Il digitale stimolerà quindi un nuovo modo di vedere il mondo dell’arte, meno incentrato sul singolo e più sulla partecipazione. A oggi, tuttavia, siamo ancora all’interno del percorso e tutto ciò che riusciamo a vedere sono forme di ibridazione, in cui il mercato più tradizionale si combina con concezioni più comunitarie, come quella della cultura digitale nativa, la cosiddetta cultura «hacker».

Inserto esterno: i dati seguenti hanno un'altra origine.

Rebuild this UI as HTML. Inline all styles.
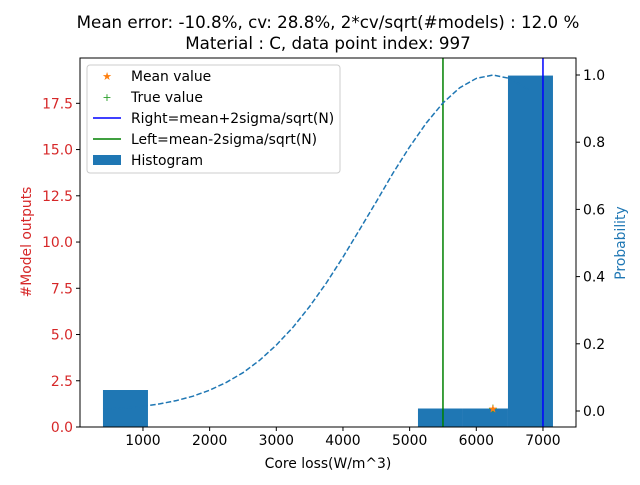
<!DOCTYPE html>
<html><head><meta charset="utf-8"><style>
body{margin:0;background:#fff;}
svg text{font-family:"DejaVu Sans","Liberation Sans",sans-serif;}
</style></head><body>
<svg id="chart" width="640" height="480" viewBox="0 0 640 480" xmlns="http://www.w3.org/2000/svg">
<rect width="640" height="480" fill="#fff"/>
<text x="328" y="28" font-size="16.7" text-anchor="middle">Mean error: -10.8%, cv: 28.8%, 2*cv/sqrt(#models) : 12.0 %</text>
<text x="328" y="49" font-size="16.7" text-anchor="middle">Material : C, data point index: 997</text>
<g id="plot"></g>
</svg>
<script>
const binEdges=[400,1075,1750,2425,3100,3775,4450,5125,5800,6475,7150];
const binCounts=[2,0,0,0,0,0,0,1,1,19];
const curveX=[400,750,1000,1250,1500,1750,2000,2250,2500,2750,3000,3250,3500,3750,4000,4250,4500,4750,5000,5250,5500,5750,6000,6250,6500,6800];
const curveY=[0.005,0.009,0.014,0.021,0.031,0.044,0.062,0.085,0.114,0.151,0.196,0.249,0.311,0.381,0.458,0.540,0.623,0.708,0.786,0.857,0.917,0.962,0.990,1.0,0.990,0.954];
const meanValue=6250, meanMarkerCount=1;
const trueValue=6250, trueMarkerCount=1;
const rightLine=7000, leftLine=5500;
const xTicks=[1000,2000,3000,4000,5000,6000,7000];
const yLeftTicks=[0,2.5,5,7.5,10,12.5,15,17.5];
const yRightTicks=[0,0.2,0.4,0.6,0.8,1.0];

const L=80,R=576,T=58,B=427;
const sx=v=>76.3+(v)*400/6000;
const syL=v=>B-v*(B-T)/19.95;
const syR=v=>411-v*336;
const NS="http://www.w3.org/2000/svg";
const g=document.getElementById('plot');
const FS=13.9;
function mk(tag,attrs,parent){const e=document.createElementNS(NS,tag);for(const k in attrs)e.setAttribute(k,attrs[k]);(parent||g).appendChild(e);return e;}

for(let i=0;i<binCounts.length;i++){
  if(binCounts[i]<=0)continue;
  const r=mk('rect',{x:sx(binEdges[i]),y:syL(binCounts[i]),width:sx(binEdges[i+1])-sx(binEdges[i]),height:B-syL(binCounts[i]),fill:'#1f77b4'});
  
  
}
const vb=mk('line',{x1:sx(rightLine),x2:sx(rightLine),y1:T,y2:B,stroke:'#0000ff','stroke-width':1.5});


const vg=mk('line',{x1:sx(leftLine),x2:sx(leftLine),y1:T,y2:B,stroke:'#008000','stroke-width':1.5});


const pts=curveX.map((x,i)=>sx(x).toFixed(1)+','+syR(curveY[i]).toFixed(1)).join(' ');
const c=mk('polyline',{points:pts,fill:'none',stroke:'#1f77b4','stroke-width':1.5,'stroke-dasharray':'5.5,2.4'});


const tm=mk('text',{x:sx(trueValue),y:syL(trueMarkerCount)+4,'font-size':12,fill:'#2ca02c','text-anchor':'middle'});
tm.textContent='+';


const sm=mk('text',{x:sx(meanValue),y:syL(meanMarkerCount)+4,'font-size':11,fill:'#ff7f0e','text-anchor':'middle'});
sm.textContent='★';


const fr=mk('rect',{x:L,y:T,width:R-L,height:B-T,fill:'none',stroke:'#000','stroke-width':1});


xTicks.forEach(v=>{const x=sx(v);mk('line',{x1:x,x2:x,y1:B,y2:B+4,stroke:'#000'});
 const t=mk('text',{x:x,y:B+18,'font-size':FS,'text-anchor':'middle'});t.textContent=v;
 
 });
yLeftTicks.forEach(v=>{const y=syL(v);mk('line',{x1:L-4,x2:L,y1:y,y2:y,stroke:'#000'});
 const t=mk('text',{x:L-7,y:y+5,'font-size':FS,'text-anchor':'end',fill:'#d62728'});t.textContent=v.toFixed(1);
 
 });
yRightTicks.forEach(v=>{const y=syR(v);mk('line',{x1:R,x2:R+4,y1:y,y2:y,stroke:'#000'});
 const t=mk('text',{x:R+7,y:y+5,'font-size':FS});t.textContent=v.toFixed(1);
 
 });
const xl=mk('text',{x:328,y:468,'font-size':FS,'text-anchor':'middle'});xl.textContent='Core loss(W/m^3)';


const yl=mk('text',{x:0,y:0,'font-size':FS,'text-anchor':'middle',fill:'#d62728',transform:'translate(31,242) rotate(-90)'});yl.textContent='#Model outputs';


const yr=mk('text',{x:0,y:0,'font-size':FS,'text-anchor':'middle',fill:'#1f77b4',transform:'translate(625,243) rotate(-90)'});yr.textContent='Probability';


const lg=mk('g',{});


mk('rect',{x:87,y:65,width:253,height:108,rx:3,fill:'#fff','fill-opacity':0.8,stroke:'#ccc'},lg);
const entries=[['★','#ff7f0e','Mean value'],['+','#2ca02c','True value'],['line','#0000ff','Right=mean+2sigma/sqrt(N)'],['line','#008000','Left=mean-2sigma/sqrt(N)'],['rect','#1f77b4','Histogram']];
entries.forEach((e,i)=>{const y=76+i*21;
 if(e[0]==='line')mk('line',{x1:93,x2:121,y1:y,y2:y,stroke:e[1],'stroke-width':1.5},lg);
 else if(e[0]==='rect')mk('rect',{x:93,y:y-5,width:28,height:10,fill:e[1]},lg);
 else {const m=mk('text',{x:107,y:y+4,'font-size':11,fill:e[1],'text-anchor':'middle'},lg);m.textContent=e[0];}
 const t=mk('text',{x:131,y:y+5,'font-size':FS},lg);t.textContent=e[2];
 
 });
</script>
</body></html>
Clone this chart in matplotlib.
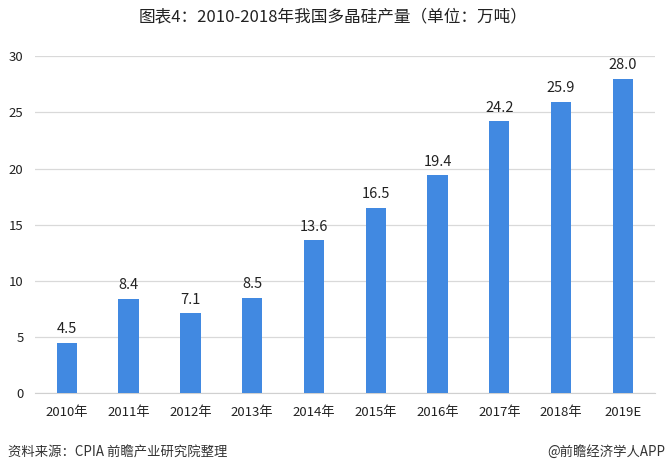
import matplotlib.pyplot as plt

plt.rcParams['font.family'] = ['Noto Sans CJK SC', 'DejaVu Sans']

years = ['2010年', '2011年', '2012年', '2013年', '2014年', '2015年',
         '2016年', '2017年', '2018年', '2019E']
output = [4.5, 8.4, 7.1, 8.5, 13.6, 16.5, 19.4, 24.2, 25.9, 28.0]

fig = plt.figure(figsize=(6.67, 4.72), dpi=100)
ax = fig.add_axes([0.052, 0.167, 0.93, 0.714])

x = range(len(years))
bars = ax.bar(x, output, width=0.33, color='#4189E1', zorder=3)
for i, v in enumerate(output):
    ax.text(i, v + 0.6, f'{v:.1f}', ha='center', va='bottom', fontsize=10.5, color='#222222')

ax.set_xlim(-0.52, 9.52)
ax.set_ylim(0, 30)
ax.set_yticks(range(0, 31, 5))
ax.set_xticks(list(x))
ax.set_xticklabels(years)
ax.yaxis.grid(True, color='#d9d9d9', linewidth=0.9, zorder=0)
for s in ['top', 'right', 'left']:
    ax.spines[s].set_visible(False)
ax.spines['bottom'].set_color('#d0d0d0')
ax.tick_params(axis='both', length=0, labelsize=9.5, colors='#222222')
ax.tick_params(axis='x', pad=9)
ax.tick_params(axis='y', pad=8)

fig.text(0.5, 0.962, '图表4：2010-2018年我国多晶硅产量（单位：万吨）', ha='center', va='center',
         fontsize=12, color='#222222')
fig.text(0.012, 0.042, '资料来源：CPIA 前瞻产业研究院整理', ha='left', va='center',
         fontsize=9.6, style='italic', color='#333333')
fig.text(0.998, 0.042, '@前瞻经济学人APP', ha='right', va='center',
         fontsize=9.6, color='#333333')

fig.savefig('out.png', dpi=100)
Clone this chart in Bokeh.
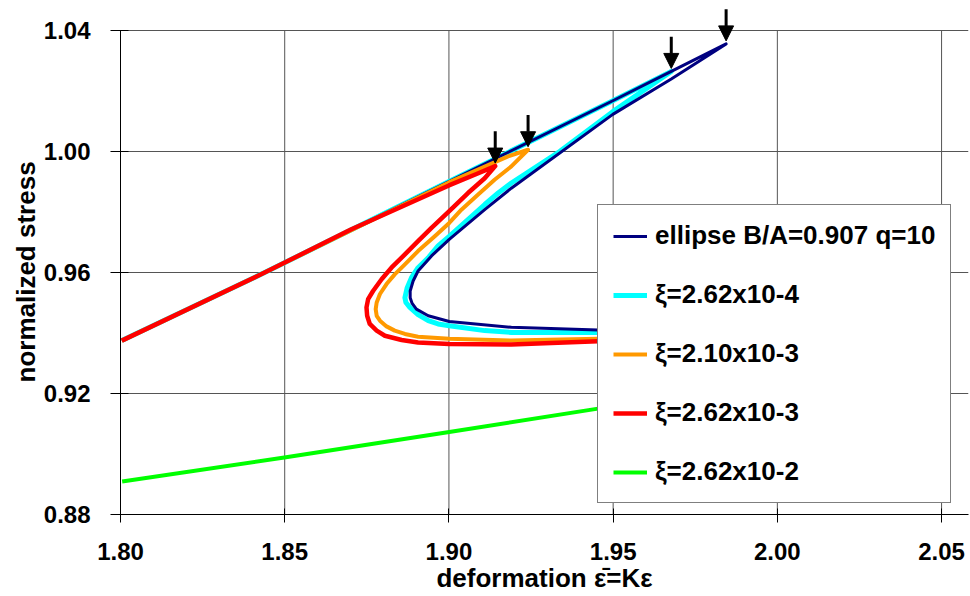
from bokeh.plotting import figure
from bokeh.models import (ColumnDataSource, FixedTicker, NumeralTickFormatter, Legend,
                          LegendItem, Arrow, NormalHead, Range1d, Title)
from bokeh.embed import file_html
from bokeh.resources import INLINE

# ---------------- data ----------------
x_ticks = [1.80, 1.85, 1.90, 1.95, 2.00, 2.05]
y_ticks = [0.88, 0.92, 0.96, 1.00, 1.04]

x_title = "deformation \u03b5\u0304=K\u03b5"
y_title = "normalized stress"
labels = ["ellipse B/A=0.907 q=10", "\u03be=2.62x10-4", "\u03be=2.10x10-3",
          "\u03be=2.62x10-3", "\u03be=2.62x10-2"]
colors = ["#000080", "#00FFFF", "#FF9900", "#FF0000", "#00FF00"]

ellipse_x = [1.8004, 1.8439, 1.9000, 1.9499, 1.9677, 1.9844,
             1.9677, 1.9499, 1.9190, 1.9109, 1.9001, 1.8947, 1.8906, 1.8891, 1.8882,
             1.8882, 1.8888, 1.8901, 1.8937, 1.9001, 1.9190, 1.9454, 1.9500]
ellipse_y = [0.9375, 0.9600, 0.9901, 1.0168, 1.0265, 1.0356,
             1.0240, 1.0123, 0.9879, 0.9808, 0.9710, 0.9655, 0.9605, 0.9572, 0.9539,
             0.9517, 0.9498, 0.9479, 0.9457, 0.9438, 0.9419, 0.9410, 0.9410]

xi1_x = [1.8004, 1.8439, 1.9000, 1.9499, 1.9677,
         1.9499, 1.9337, 1.9190, 1.9150, 1.9109, 1.9058, 1.9001, 1.8967, 1.8937,
         1.8906, 1.8886, 1.8873, 1.8866, 1.8869, 1.8881, 1.8906, 1.8937, 1.8967,
         1.9001, 1.9109, 1.9190, 1.9454, 1.9500]
xi1_y = [0.9375, 0.9600, 0.9901, 1.0168, 1.0265,
         1.0132, 1.0000, 0.9896, 0.9863, 0.9825, 0.9775, 0.9720, 0.9688, 0.9649,
         0.9616, 0.9583, 0.9550, 0.9517, 0.9501, 0.9485, 0.9461, 0.9441, 0.9430,
         0.9424, 0.9408, 0.9402, 0.9402, 0.9402]

xi2_x = [1.8004, 1.8439, 1.9000, 1.9180, 1.9241,
         1.9190, 1.9139, 1.9089, 1.9038, 1.9001, 1.8957, 1.8906, 1.8866, 1.8835,
         1.8810, 1.8790, 1.8780, 1.8777, 1.8780, 1.8790, 1.8810, 1.8835, 1.8866,
         1.8906, 1.9001, 1.9190, 1.9454, 1.9500]
xi2_y = [0.9375, 0.9600, 0.9898, 0.9984, 1.0006,
         0.9951, 0.9907, 0.9858, 0.9808, 0.9764, 0.9720, 0.9671, 0.9627, 0.9594,
         0.9562, 0.9529, 0.9501, 0.9479, 0.9457, 0.9441, 0.9422, 0.9408, 0.9397,
         0.9388, 0.9381, 0.9375, 0.9381, 0.9382]

xi3_x = [1.8004, 1.8439, 1.8703, 1.9000, 1.9084, 1.9141,
         1.9109, 1.9058, 1.9001, 1.8947, 1.8906, 1.8866, 1.8825, 1.8795, 1.8769,
         1.8754, 1.8749, 1.8751, 1.8759, 1.8780, 1.8805, 1.8856, 1.8906, 1.9001,
         1.9190, 1.9454, 1.9500]
xi3_y = [0.9375, 0.9600, 0.9743, 0.9888, 0.9926, 0.9952,
         0.9912, 0.9863, 0.9803, 0.9748, 0.9704, 0.9660, 0.9616, 0.9578, 0.9539,
         0.9512, 0.9485, 0.9457, 0.9430, 0.9408, 0.9391, 0.9377, 0.9369, 0.9364,
         0.9362, 0.9373, 0.9375]

xi4_x = [1.8005, 1.8504, 1.9001, 1.9454, 1.9500]
xi4_y = [0.8909, 0.8989, 0.9073, 0.9150, 0.9158]

# ---------------- figure ----------------
FONT = "Liberation Sans"
GRID = "#555555"

p = figure(width=970, height=596,
           x_range=Range1d(1.80, 2.0582), y_range=Range1d(0.88, 1.0483),
           output_backend="svg", toolbar_location=None,
           min_border_left=120, min_border_right=2,
           min_border_top=5, min_border_bottom=82)
p.outline_line_color = None
p.background_fill_color = "white"
p.border_fill_color = "white"

# horizontal grid lines (span the whole frame width)
p.ygrid.ticker = FixedTicker(ticks=y_ticks)
p.ygrid.grid_line_color = GRID
p.ygrid.grid_line_width = 1
# vertical grid lines stop at the top value 1.04
p.xgrid.visible = False
p.segment(x0=x_ticks, y0=[y_ticks[0]] * len(x_ticks), x1=x_ticks,
          y1=[y_ticks[-1]] * len(x_ticks), line_color=GRID, line_width=1)

for ax, t in ((p.xaxis, x_ticks), (p.yaxis, y_ticks)):
    ax.ticker = FixedTicker(ticks=t)
    ax.formatter = NumeralTickFormatter(format="0.00")
    ax.axis_line_color = "black"
    ax.axis_line_width = 1
    ax.major_tick_line_color = "black"
    ax.minor_tick_line_color = None
    ax.major_label_text_font = FONT
    ax.major_label_text_font_style = "bold"
    ax.major_label_text_font_size = "24px"
    ax.major_label_text_color = "black"
    ax.axis_label_text_font = FONT
    ax.axis_label_text_font_style = "bold"
    ax.axis_label_text_font_size = "26px"
    ax.axis_label_text_color = "black"

p.yaxis.bounds = (y_ticks[0], y_ticks[-1])

p.xaxis.major_tick_in = 6
p.xaxis.major_tick_out = 8
p.xaxis.major_label_standoff = 20
p.xaxis.axis_label = x_title
p.xaxis.axis_label_standoff = 0

p.yaxis.major_tick_in = 8
p.yaxis.major_tick_out = 10
p.yaxis.major_label_standoff = 20

# y-axis title as a side title, placed so it is centred on the 0.88 .. 1.04 span
p.add_layout(Title(text=y_title, align="left", offset=132, standoff=0,
                   text_font=FONT, text_font_style="bold", text_font_size="26px",
                   text_color="black"), "left")

# draw order: cyan, navy, orange, red, green
r_cyan = p.line(xi1_x, xi1_y, line_color=colors[1], line_width=5, line_join="round")
r_navy = p.line(ellipse_x, ellipse_y, line_color=colors[0], line_width=3, line_join="round")
r_orng = p.line(xi2_x, xi2_y, line_color=colors[2], line_width=4, line_join="round")
r_red = p.line(xi3_x, xi3_y, line_color=colors[3], line_width=4.5, line_join="round")
r_grn = p.line(xi4_x, xi4_y, line_color=colors[4], line_width=4, line_join="round")

# arrows pointing at the tip (highest point) of each folded curve
curves = [(ellipse_x, ellipse_y), (xi1_x, xi1_y), (xi2_x, xi2_y), (xi3_x, xi3_y)]
tip_x, tip_y = [], []
for cx, cy in curves:
    i = max(range(len(cy)), key=lambda k: cy[k])
    tip_x.append(cx[i])
    tip_y.append(cy[i])
arrow_src = ColumnDataSource(dict(
    x=tip_x,
    ys=[v + 0.0115 for v in tip_y],
    ye=[v + 0.0010 for v in tip_y],
))
p.add_layout(Arrow(x_start="x", y_start="ys", x_end="x", y_end="ye", source=arrow_src,
                   line_color="black", line_width=3,
                   end=NormalHead(size=15, fill_color="black", line_color="black")))

legend = Legend(items=[
    LegendItem(label=labels[0], renderers=[r_navy]),
    LegendItem(label=labels[1], renderers=[r_cyan]),
    LegendItem(label=labels[2], renderers=[r_orng]),
    LegendItem(label=labels[3], renderers=[r_red]),
    LegendItem(label=labels[4], renderers=[r_grn]),
], location=(477, 11))
legend.margin = 0
legend.padding = 15
legend.spacing = 28
legend.label_height = 30
legend.glyph_height = 30
legend.glyph_width = 34
legend.label_standoff = 8
legend.label_text_font = FONT
legend.label_text_font_style = "bold"
legend.label_text_font_size = "26px"
legend.label_text_color = "black"
legend.border_line_color = "black"
legend.border_line_width = 1.5
legend.background_fill_color = "white"
legend.background_fill_alpha = 1.0
p.add_layout(legend)

open("out.html", "w").write(file_html(p, INLINE))
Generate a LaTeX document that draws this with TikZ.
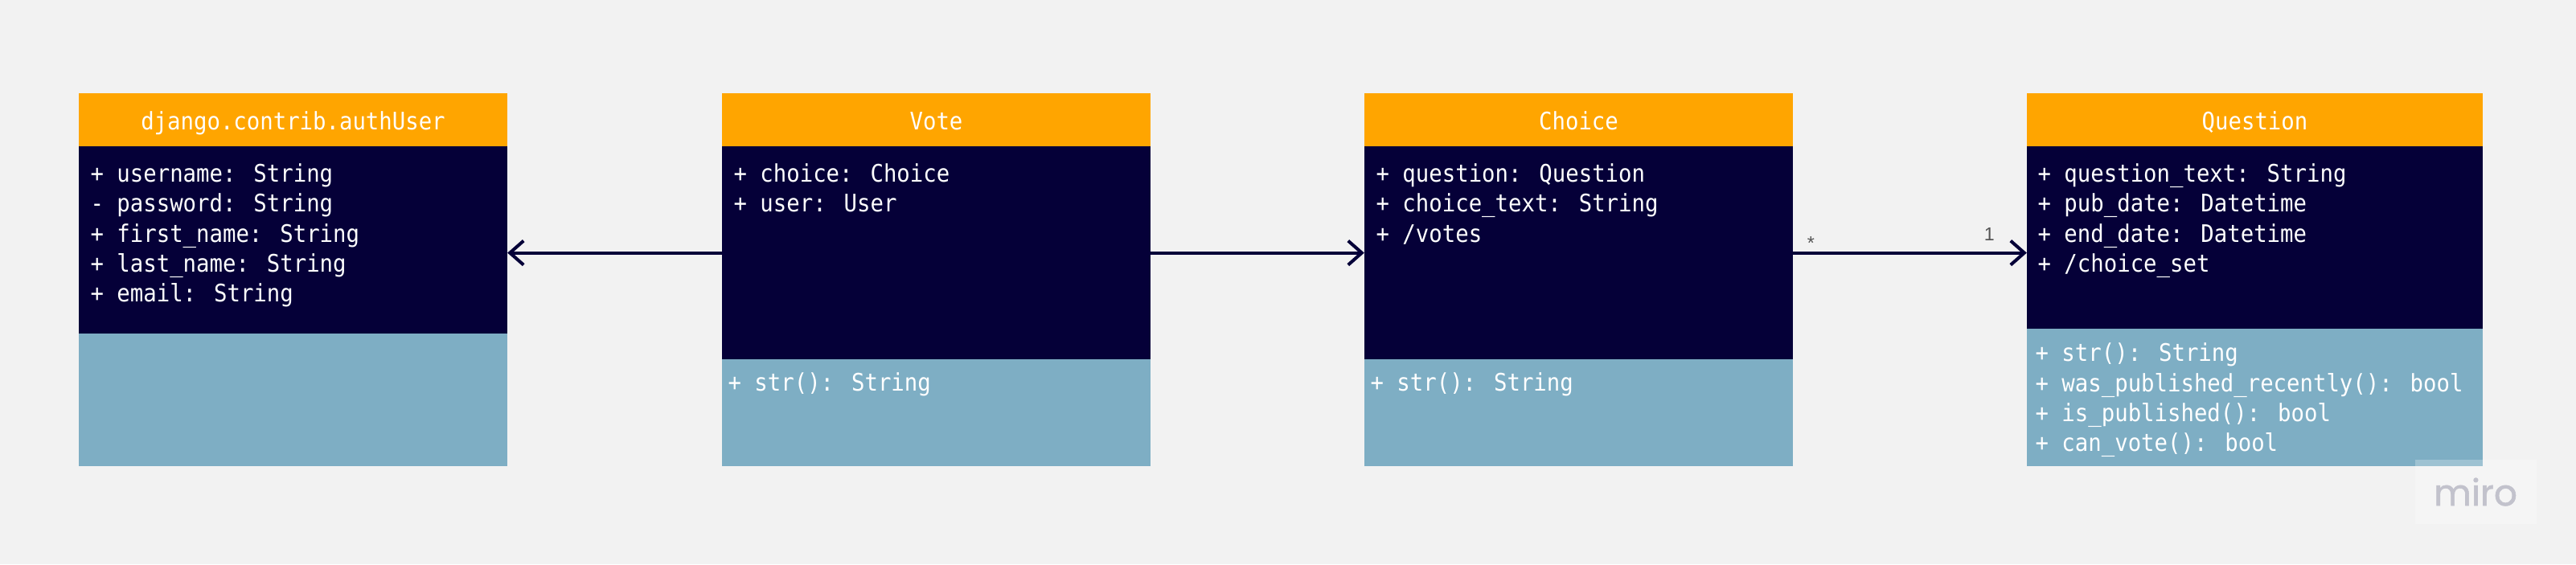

In questo senso – secondo il professore dell’Università Iulm – lo stesso sistema operativo Linux potrebbe essere visto come arte concettuale: alcune persone, nel tempo libero, creano pezzi di codice per realizzare un sistema operativo che funziona bene come quelli delle grandi aziende. Già in declino dopo la bolla iniziale sono invece gli Nft, nell’ambito dei quali c’è stato un aumento molto alto dei prezzi – anche per opere realizzate da persone che non avevano nessun percorso artistico alle spalle – seguito da una successiva svalutazione. Si tratta di una tecnologia che, con probabilità, non avrà un futuro, anche per questioni etiche: in un momento in cui si parla molto dei cambiamenti climatici, lo stigma legato all’utilizzo di uno strumento energivoro come la Blockchain potrebbe condizionarne in maniera fortemente negativa il mercato. Certo è, tuttavia, che il mondo dell’arte non sarà più quello di prima. «Viviamo in questo campo in un momento di grande instabilità e turbolenza», conclude Sacco, «in cui l’artista non scomparirà, ma diventerà una sorta di “direttore d’orchestra”».